Dennie van der Tuuk’s review published on Letterboxd:
The great thing about Anderson's movies, is that when you watch a certain movie again, you're watching something completely different than the last time. The Master is the movie that changes constantly into something else.
With the last three movies, it lasted some three to four years before we could enjoy a new Anderson movie. His movies are absolutely worth waiting for so long. And there's the question of what kind of evolution his movies go through. The Master would initially take on the Scientology wherein Hoffman would play the founder of that. But in the production process it became something completely else.
The Master is not only about the cult/group/religion. It's so much more than that. Like in all the other PTA movies, this has so many layers. It became a very interesting and intense character study. Freddie Quell completely lost it after his experience during World War II. Lancaster Dodd and his family, whom also plays an important part in the movie, take him is and want to lead him to a straight path using their own ways and beliefs. The relationship which develops between Quell and Dodd is wonderfully written. It feels more that is a father/son than a master/follower relationship. And that is where the power of the story, the way in which it is translated into images and the fantastic characters lies.
The movie goes in another direction than you would expect. Instead of depicting "the cult", or The Cause as they like to call it, in a way of what most peoples view of a cult is, Anderson chose to give a completely different view on it. Anderson depicts them as every other human being. He shows them as loving people who just have different beliefs and try to get as many followers as possible because they really believe in their "Master". Even though it doesn't get mentioned in the movie, money of course is playing a big part in that. Anderson doesn't show that on screen, but it's obvious they make a more than decent living with The Cause. Besides that the movie shows the defeat in young men who try to find their way into civilization again and because of their experiences have trouble adapting.
The Master is full of fantastic scenes and great dialogue. The first session between Dodd and Quell is very intense. The emotions that are in there, come across very convincingly. And there are more of those intense moments which get mixed in a great way with quiet and calm scenes. It does depict the state of mind Quell is in very good. In one moment he is about to explode and the other moment, het is very calm. His frustrations come across very well, where the calmness is put to good use towards the end of the movie. Quell reacts in such a very gentle way to Dodd and his wife. It's not really the intense/emotional ending, which we are used to from Anderson's previous movies, but very subdued. Works really well here. Perfect ending.

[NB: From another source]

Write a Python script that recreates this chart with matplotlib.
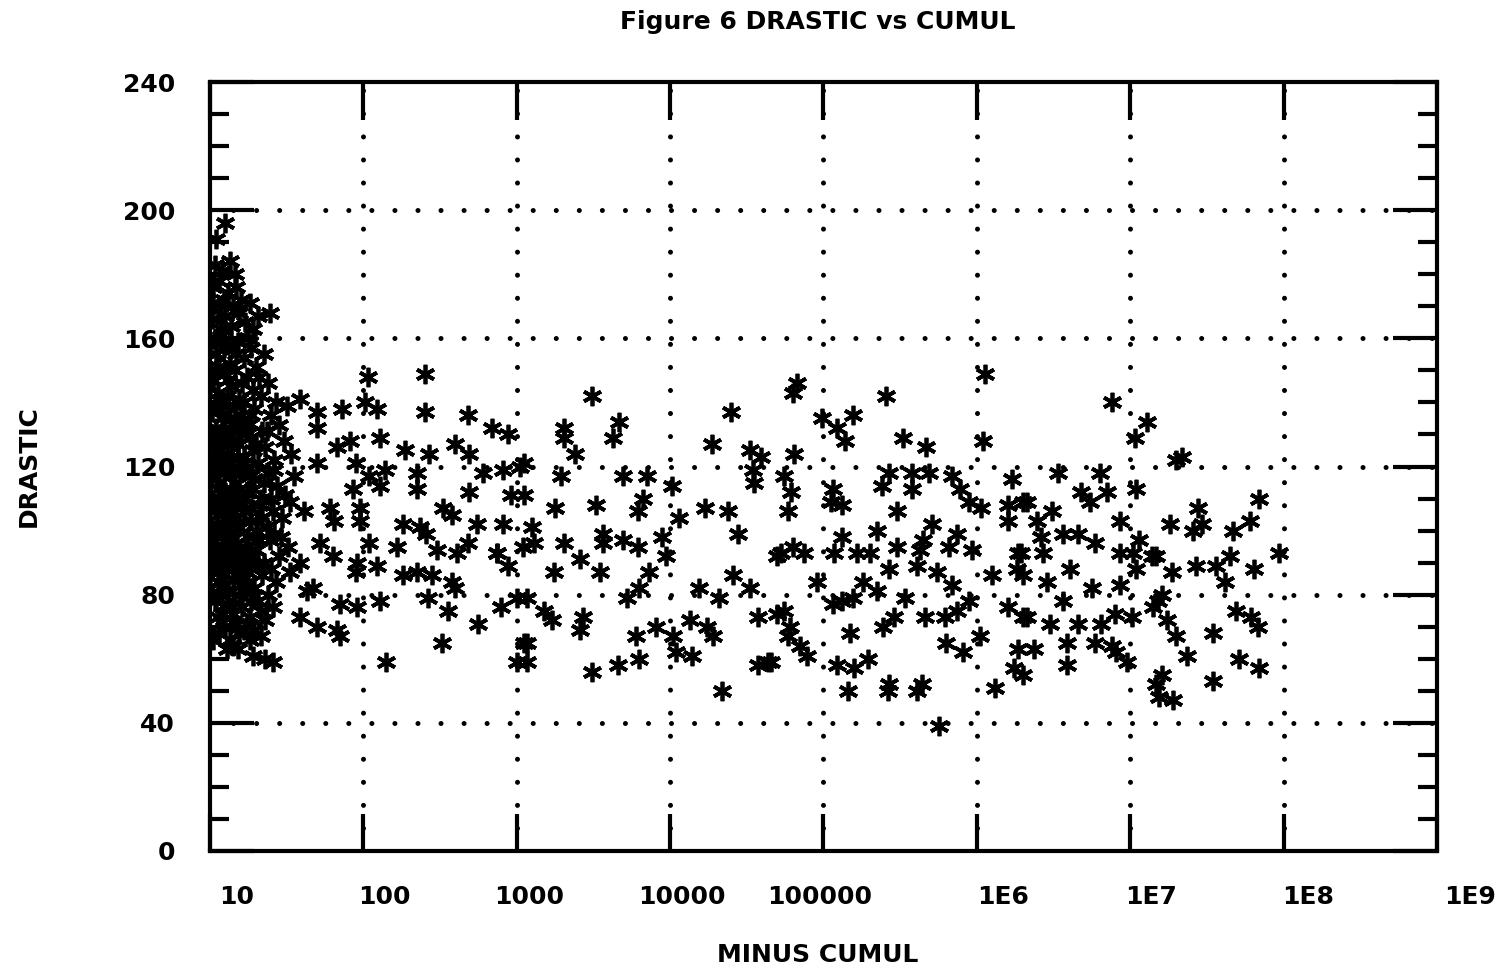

Phoenix and Hoffman are equally as good. Both play it with a lot of intensity sincerity and are giving their all. Adams is a great addition and delivers a wonderful performance. The supporting cast is also very important in a PTA movie and for those roles they made the choice for some great actors and actresses. Rami Malek is a huge talent. The same goes for Plemons. Also, great that Kevin J. O'Connor makes a small appearance here. The rest of the cast is doing a fine job as well. The acting is never a thing you have to worry about in an Anderson movie.
The big absent crew member here, is Robert Elswit. But Mihai Malaimare Jr. is doing a great job. Beautifully photographed in 70mm. That tracking shot through the warehouse with the lady who tries to sell a coat is amazing. A typical PTA shot. This time i noticed how important the music by Greenwood is. Works amazing in combination with what is happening on screen. There almost no other director that knows exactly what he wants and also gets what he want in exactly that way.
Where The Master, and especially the story, seems to be not as good as its predecessors, this is a movie that has so much more in it than what becomes clear after a first time watching this. This and Inherent Vice are the first Anderson movies that have to grow and demand multiple viewings. That doesn't make this PTA movie anything lesser than its predecessors. This is a brilliantly written, acted and made film.